The SICC found Terraform and Do Kwon liable for fraudulent statements about UST’s stability. The court said those statements contributed to investor losses when UST collapsed in May 2022. The decision follows a 2025 first tranche judgment that found actionable fraud, plus a March 2026 Court of Appeal ruling that changed how damages were calculated. The appeal court used a UST cut off value of about $0.60485 per token, which increased compensation for eligible claimants. It will not make people whole. Still real money.
The court said Terraform and Do Kwon made false claims about UST’s ability to hold its US dollar peg. Terraform pointed to algorithms and reserves. It also leaned on LUNA arbitrage. Those claims appeared on Terraform’s website, in whitepapers, and in public statements. The SICC found they were false, and that the defendants either knew they were false or acted recklessly. Damages covered investor reliance for holdings up to May 12, 2022. Later losses were treated as too speculative. Put that beside the U.S. SEC’s $4.5 billion penalty against Terraform, and the message gets blunt: stability claims create evidence.

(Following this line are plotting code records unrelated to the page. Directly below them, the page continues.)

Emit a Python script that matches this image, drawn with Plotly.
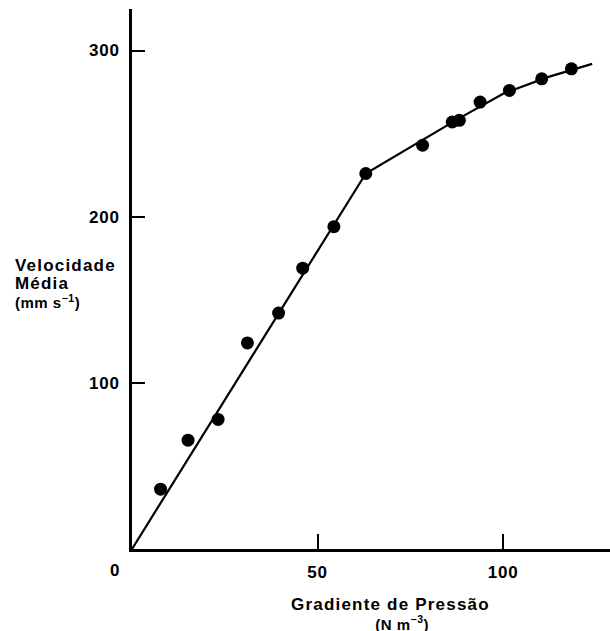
import plotly.graph_objects as go

# Data
pressure_gradient = [7.7, 15.1, 23.2, 31.1, 39.5, 46.0, 54.4, 63.0, 78.3, 86.3, 88.2, 93.8, 101.7, 110.4, 118.4]
mean_velocity = [36, 65.5, 78, 124, 142, 169, 194, 226, 243, 257, 258, 269, 276, 283, 289]

fit_x = [0, 63, 88, 100, 112, 124]
fit_y = [0, 226, 259, 274, 284, 292]

x_tickvals = [50, 100]
y_tickvals = [100, 200, 300]

FONT = "Liberation Sans, Arial, Helvetica, sans-serif"
W, H = 610, 631
L, R, T, B = 132, 0, 9, 82
PW = W - L - R
PH = H - T - B


def px_x(px):
    return (px - L) / PW


def px_y(py):
    return (H - B - py) / PH


def sp(txt, ls=1.2, size=None):
    st = f"letter-spacing:{ls}px"
    if size:
        st += f";font-size:{size}px"
    return f'<span style="{st}">{txt}</span>'


fig = go.Figure()
fig.add_trace(go.Scatter(x=fit_x, y=fit_y, mode="lines",
                         line=dict(color="black", width=2.2), hoverinfo="skip"))
fig.add_trace(go.Scatter(x=pressure_gradient, y=mean_velocity, mode="markers",
                         marker=dict(color="black", size=13, line=dict(width=0))))

fig.update_layout(
    width=W, height=H,
    margin=dict(l=L, r=R, t=T, b=B, pad=0),
    paper_bgcolor="white", plot_bgcolor="white",
    showlegend=False,
    font=dict(family=FONT, size=17, color="black"),
    xaxis=dict(range=[0, 128.8], showgrid=False, zeroline=False,
               showline=True, linecolor="black", linewidth=2.5,
               tickmode="array", tickvals=x_tickvals,
               ticktext=[f"<b>{sp(v, 0.8)}</b>" for v in x_tickvals],
               ticks="inside", ticklen=15, tickwidth=2, tickcolor="black",
               ticklabelstandoff=6,
               tickfont=dict(family=FONT, size=17, color="black")),
    yaxis=dict(range=[0, 325], showgrid=False, zeroline=False,
               showline=True, linecolor="black", linewidth=2.5,
               tickmode="array", tickvals=y_tickvals,
               ticktext=[f"<b>{sp(v, 0.8)}</b>" for v in y_tickvals],
               ticks="inside", ticklen=13, tickwidth=2, tickcolor="black",
               ticklabelstandoff=6,
               tickfont=dict(family=FONT, size=17, color="black")),
)

ann = [
    # shared origin label
    dict(text="<b>0</b>", x=px_x(114), y=px_y(570), xanchor="center", yanchor="middle", size=17),
    # y-axis title lines
    dict(text="<b>" + sp("Velocidade") + "</b>", x=px_x(13), y=px_y(265), xanchor="left", yanchor="middle", size=17),
    dict(text="<b>" + sp("Média") + "</b>", x=px_x(13), y=px_y(283), xanchor="left", yanchor="middle", size=17),
    dict(text="<b>" + sp("(mm s<sup>−1</sup>)", 0.5) + "</b>", x=px_x(13), y=px_y(301), xanchor="left", yanchor="middle", size=15),
    # x-axis title (two lines)
    dict(text="<b>" + sp("Gradiente de Pressão", 1.2, 17) + "<br>"
              + sp("&nbsp;&nbsp;&nbsp;&nbsp;&nbsp;(N m<sup>−3</sup>)", 0.5) + "</b>",
         x=px_x(390), y=px_y(614), xanchor="center", yanchor="middle", size=15),
]
for a in ann:
    fig.add_annotation(text=a["text"], xref="paper", yref="paper", x=a["x"], y=a["y"],
                       xanchor=a["xanchor"], yanchor=a["yanchor"], showarrow=False,
                       font=dict(family=FONT, size=a["size"], color="black"))

fig.write_html("out.html")
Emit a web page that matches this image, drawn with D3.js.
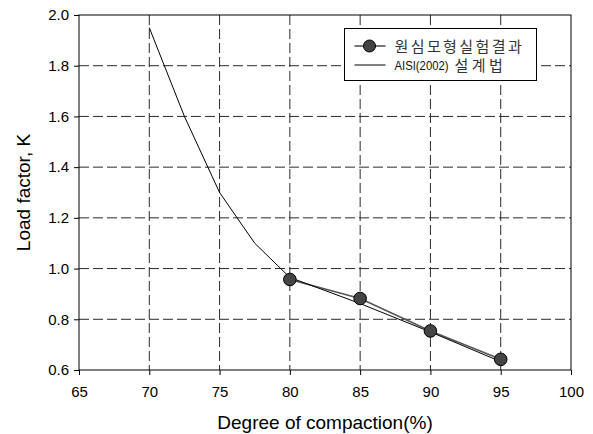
<!DOCTYPE html>
<html>
<head>
<meta charset="utf-8">
<script src="https://cdn.jsdelivr.net/npm/d3@7"></script>
<style>
  body { margin: 0; background: #fff; }
</style>
</head>
<body>
<div id="chart"></div>
<script>
// Data
const testX = [80, 85, 90, 95];
const testK = [0.957, 0.882, 0.754, 0.642];
const aisiX = [70, 72.5, 75, 77.5, 80, 85, 90, 95];
const aisiK = [1.95, 1.6, 1.3, 1.1, 0.965, 0.862, 0.75, 0.633];
const xTicks = [65, 70, 75, 80, 85, 90, 95, 100];
const yTicks = [0.6, 0.8, 1.0, 1.2, 1.4, 1.6, 1.8, 2.0];
const legendNames = ["원심모형실험결과", "AISI(2002) 설계법"];

const outerWidth = 593, outerHeight = 434;
const margin = { top: 15, right: 22, bottom: 64, left: 79 };
const width = outerWidth - margin.left - margin.right;
const height = outerHeight - margin.top - margin.bottom;

const svg = d3.select("#chart")
  .append("svg")
  .attr("width", outerWidth)
  .attr("height", outerHeight)
  .style("font-family", "'Liberation Sans', Arial, sans-serif");

const g = svg.append("g")
  .attr("transform", `translate(${margin.left}, ${margin.top})`);

const xScale = d3.scaleLinear().domain([65, 100]).range([0, width]);
const yScale = d3.scaleLinear().domain([0.6, 2.0]).range([height, 0]);

// Grid lines
g.append("g")
  .selectAll("line")
  .data(xTicks.slice(1, -1))
  .enter()
  .append("line")
  .attr("x1", d => xScale(d))
  .attr("x2", d => xScale(d))
  .attr("y1", 0)
  .attr("y2", height)
  .style("stroke", "#2a2a2a")
  .style("stroke-dasharray", "10,4");

g.append("g")
  .selectAll("line")
  .data(yTicks.slice(1, -1))
  .enter()
  .append("line")
  .attr("x1", 0)
  .attr("x2", width)
  .attr("y1", d => yScale(d))
  .attr("y2", d => yScale(d))
  .style("stroke", "#2a2a2a")
  .style("stroke-dasharray", "10,4");

// Axes
const xAxis = d3.axisBottom(xScale).tickValues(xTicks).tickSize(5).tickSizeOuter(0).tickFormat(d3.format("d"));
const yAxis = d3.axisLeft(yScale).tickValues(yTicks).tickSize(5).tickSizeOuter(0).tickFormat(d3.format(".1f"));

const xg = g.append("g").attr("transform", `translate(0, ${height})`).call(xAxis);
const yg = g.append("g").call(yAxis);

[xg, yg].forEach(a => {
  a.select(".domain").remove();
  a.selectAll(".tick line").style("stroke", "#000");
  a.selectAll("text")
    .style("font-size", "15px")
    .style("font-family", "'Liberation Sans', Arial, sans-serif")
    .attr("fill", "#000");
});
xg.selectAll("text").attr("y", 26.5).attr("dy", 0);
yg.selectAll("text").attr("x", -10);

// Frame
g.append("rect")
  .attr("x", 0)
  .attr("y", 0)
  .attr("width", width)
  .attr("height", height)
  .style("fill", "none")
  .style("stroke", "#000")
  .style("stroke-width", 1);

const aisiData = aisiX.map((x, i) => ({ x: x, k: aisiK[i] }));
const testData = testX.map((x, i) => ({ x: x, k: testK[i] }));

const line = d3.line()
  .x(d => xScale(d.x))
  .y(d => yScale(d.k));

g.append("path")
  .datum(testData)
  .attr("d", line)
  .style("fill", "none")
  .style("stroke", "#555")
  .style("stroke-width", 1.6);

g.append("path")
  .datum(aisiData)
  .attr("d", line)
  .style("fill", "none")
  .style("stroke", "#000")
  .style("stroke-width", 1);

g.selectAll(".pt")
  .data(testData)
  .enter()
  .append("circle")
  .attr("class", "pt")
  .attr("cx", d => xScale(d.x))
  .attr("cy", d => yScale(d.k))
  .attr("r", 6.3)
  .style("fill", "#444")
  .style("stroke", "#000")
  .style("stroke-width", 1);

// Axis titles
svg.append("text")
  .attr("x", margin.left + width / 2)
  .attr("y", 429)
  .attr("text-anchor", "middle")
  .style("font-size", "19px")
  .text("Degree of compaction(%)");

svg.append("text")
  .attr("transform", `translate(30, ${margin.top + height / 2}) rotate(-90)`)
  .attr("text-anchor", "middle")
  .style("font-size", "19px")
  .text("Load factor, K");

// Legend
const legend = svg.append("g").attr("transform", "translate(344.5, 28.5)");
legend.append("rect")
  .attr("width", 192)
  .attr("height", 52)
  .style("fill", "#fff")
  .style("stroke", "#000");

legendNames.forEach((name, i) => {
  const ly = 17.5 + i * 19;
  legend.append("line")
    .attr("x1", 10)
    .attr("x2", 41)
    .attr("y1", ly)
    .attr("y2", ly)
    .style("stroke", i === 0 ? "#555" : "#000")
    .style("stroke-width", i === 0 ? 1.6 : 1);
  if (i === 0) {
    legend.append("circle")
      .attr("cx", 25)
      .attr("cy", ly)
      .attr("r", 6)
      .style("fill", "#444")
      .style("stroke", "#000");
  }
  const parts = name.split(" ");
  if (parts.length > 1) {
    // Latin part is narrow in the original
    legend.append("text")
      .attr("x", 50)
      .attr("y", ly + 5)
      .attr("textLength", 54)
      .attr("lengthAdjust", "spacingAndGlyphs")
      .attr("fill", "#111")
      .style("font-size", "13.5px")
      .text(parts[0]);
    legend.append("text")
      .attr("x", 110)
      .attr("y", ly + 5.5)
      .attr("fill", "#333")
      .style("font-size", "15px")
      .style("letter-spacing", "3.5px")
      .style("font-family", "'Noto Sans CJK KR', sans-serif")
      .text(parts[1]);
  } else {
    legend.append("text")
      .attr("x", 50)
      .attr("y", ly + 5.5)
      .attr("fill", "#333")
      .style("font-size", "15px")
      .style("letter-spacing", "2.4px")
      .style("font-family", "'Noto Sans CJK KR', sans-serif")
      .text(name);
  }
});
</script>
</body>
</html>
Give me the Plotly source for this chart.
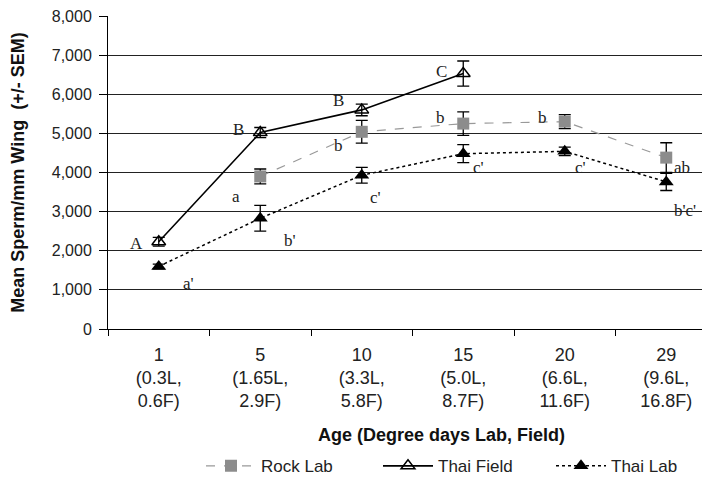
import plotly.graph_objects as go

categories = ["1", "5", "10", "15", "20", "29"]
tick_text = ["1<br>(0.3L,<br>0.6F)", "5<br>(1.65L,<br>2.9F)", "10<br>(3.3L,<br>5.8F)",
             "15<br>(5.0L,<br>8.7F)", "20<br>(6.6L,<br>11.6F)", "29<br>(9.6L,<br>16.8F)"]

rock_lab = [None, 3900, 5040, 5250, 5300, 4380]
rock_lab_sem = [0, 190, 290, 300, 180, 380]
rock_lab_letters = [None, "a", "b", "b", "b", "ab"]

thai_field = [2230, 5020, 5600, 6530, None, None]
thai_field_sem = [110, 130, 150, 320, 0, 0]
thai_field_letters = ["A", "B", "B", "C", None, None]

thai_lab = [1600, 2830, 3930, 4480, 4540, 3760]
thai_lab_sem = [60, 330, 200, 230, 110, 220]
thai_lab_letters = ["a'", "b'", "c'", "c'", "c'", "b'c'"]

# label offsets (pixels) relative to each point
rock_off = [None, (-24, -20), (-23, -14), (-23, 6), (-22, 4.5), (16, -10)]
field_off = [(-22, -1.5), (-22, 3.5), (-23, 9.6), (-22, 2), None, None]
lab_off = [(29.5, -16.6), (30, -22), (14, -22.5), (15, -14), (16, -16.6), (19, -29)]

# page body adds an 8px offset; layout designed in screen pixels
O = 8
W, H = 710, 479
L, T = 108 - O, 16 - O
PR, PB = 717 - O, 329.5 - O          # plot right / bottom in figure pixels
R, B = W - PR, H - PB
pw, ph = PR - L, PB - T

def px_x(p):
    return (p - O - L) / pw

def px_y(p):
    return (PB - (p - O)) / ph

fig = go.Figure()
fig.add_trace(go.Scatter(
    x=categories, y=rock_lab, name="Rock Lab", mode="lines+markers", legend="legend",
    line=dict(color="#999999", width=1.2, dash="dash"),
    marker=dict(symbol="square", size=12, color="#8c8c8c"),
    error_y=dict(type="data", array=rock_lab_sem, color="black", thickness=1.3, width=6),
    connectgaps=False))
fig.add_trace(go.Scatter(
    x=categories, y=thai_field, name="Thai Field", mode="lines+markers", legend="legend2",
    line=dict(color="black", width=1.6),
    marker=dict(symbol="triangle-up-open", size=12, color="black", line=dict(width=1.5)),
    error_y=dict(type="data", array=thai_field_sem, color="black", thickness=1.3, width=6)))
fig.add_trace(go.Scatter(
    x=categories, y=thai_lab, name="Thai Lab", mode="lines+markers", legend="legend3",
    line=dict(color="black", width=1.5, dash="dot"),
    marker=dict(symbol="triangle-up", size=13, color="black"),
    error_y=dict(type="data", array=thai_lab_sem, color="black", thickness=1.3, width=6)))

anns = []
for vals, letters, offs in [(rock_lab, rock_lab_letters, rock_off),
                            (thai_field, thai_field_letters, field_off),
                            (thai_lab, thai_lab_letters, lab_off)]:
    for i, (v, t, o) in enumerate(zip(vals, letters, offs)):
        if v is None or t is None:
            continue
        anns.append(dict(x=i, y=v, xref="x", yref="y", text=t, showarrow=False,
                         xshift=o[0], yshift=o[1],
                         font=dict(family="Liberation Serif", size=17, color="#222222")))

anns.append(dict(x=px_x(441), y=px_y(436), xref="paper", yref="paper",
                 xanchor="center", yanchor="middle",
                 text="<b>Age (Degree days Lab, Field)</b>", showarrow=False,
                 font=dict(family="Liberation Sans", size=18, color="#111111")))

leg_common = dict(orientation="h", xanchor="left", yanchor="middle", y=px_y(467),
                  font=dict(size=17, color="#222222"), bgcolor="rgba(0,0,0,0)",
                  borderwidth=0, itemwidth=50)

fig.update_layout(
    width=W, height=H,
    margin=dict(l=L, r=R, t=T, b=B, autoexpand=False),
    paper_bgcolor="white", plot_bgcolor="white",
    font=dict(family="Liberation Sans", size=16, color="#222222"),
    showlegend=True,
    legend=dict(x=px_x(201), **leg_common),
    legend2=dict(x=px_x(378), **leg_common),
    legend3=dict(x=px_x(551), **leg_common),
    annotations=anns,
)

fig.update_xaxes(type="category", categoryorder="array", categoryarray=categories,
                 tickmode="array", tickvals=categories, ticktext=tick_text,
                 tickson="boundaries", ticks="outside", ticklen=6, tickcolor="black",
                 showline=True, linecolor="black", linewidth=1, showgrid=False,
                 automargin=False, ticklabelstandoff=9, ticklabeloverflow="allow",
                 range=[-0.5, 5.5], tickfont=dict(size=18, color="#222222"))
fig.update_yaxes(range=[0, 8000], dtick=1000, tickformat=",", ticks="outside", ticklen=8,
                 tickcolor="black", showline=True, linecolor="black", linewidth=1,
                 showgrid=True, gridcolor="#222222", gridwidth=1, zeroline=False,
                 automargin=False, ticklabeloverflow="allow", ticklabelstandoff=4,
                 tickfont=dict(size=16, color="#222222"),
                 title=dict(text="<b>Mean Sperm/mm Wing  (+/- SEM)</b>", standoff=24,
                            font=dict(size=18, color="#111111")))

fig.write_html("out.html")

For crypto investors, the ruling shows courts are losing patience with vague claims and polished token mechanics. Market analysts say this kind of pressure changes how traders price risk. I think that is right, but only partly. Most guides frame these cases as legal risk. That is too narrow. When regulators close in, capital often leaves smaller tokens and moves into assets that look cleaner or harder to attack, usually Bitcoin (BTC) and Ethereum (ETH). We saw versions of this during SEC actions over unregistered securities offerings, when some altcoins sold off while BTC held steady or gained 2-3% in a week. Why does this matter? Because courts and regulators can change trading behavior without placing a single order.
The SICC decision could also encourage more representative actions and class style claims in other jurisdictions. Lawyers expect crypto teams to tighten disclosures to reduce litigation risk. Sounds boring. It matters anyway. Counter to the usual advice, better disclosure is not always a growth killer. If stablecoin and DeFi projects have to explain risks in plain language, some experimental launches may slow down, but better funded, more regulated platforms may benefit. Smaller tokens could lose volume if exchanges get pickier about trading pairs, especially pairs tied to stablecoins with weaker compliance records. Watch liquidity. It can vanish quietly, and then price moves get nasty.
What this means
The ruling points to more personal liability for founders and less room for loose marketing around crypto products. Courts are willing to act when projects make false claims about stability, reserves, or safety. New token teams will probably spend more time with lawyers before launch. They will also spend more money on audits and disclosures. Honestly, that is not all bad. Yes, this contradicts the usual crypto instinct to move fast — bear with me. Investors may prefer boring transparency to another clever mechanism that works only until everyone wants out at once. Stablecoins and DeFi protocols with stronger audits and clearer regulatory footing, such as USDC and DAI, could keep gaining ground against murkier alternatives.
Next, the market will watch the remaining Terraform related cases. That includes the South Korean criminal case against Do Kwon and claims moving through Terraform’s bankruptcy process. Victim recoveries will depend heavily on Chapter 11 distributions, not just courtroom wins. Traders should also watch announcements from the SEC, CFTC, and EU regulators under MiCA. Is this overkill? For projects with similar models, no. A major penalty, hearing date, or rule change can move prices quickly. If bad regulatory news hits DeFi, ETH could face extra selling pressure. If the market reads the news as crypto specific risk rather than broad risk, BTC could retest levels like $60,000. These moves rarely happen cleanly. But dates matter, and in crypto, legal calendars can turn into trading calendars.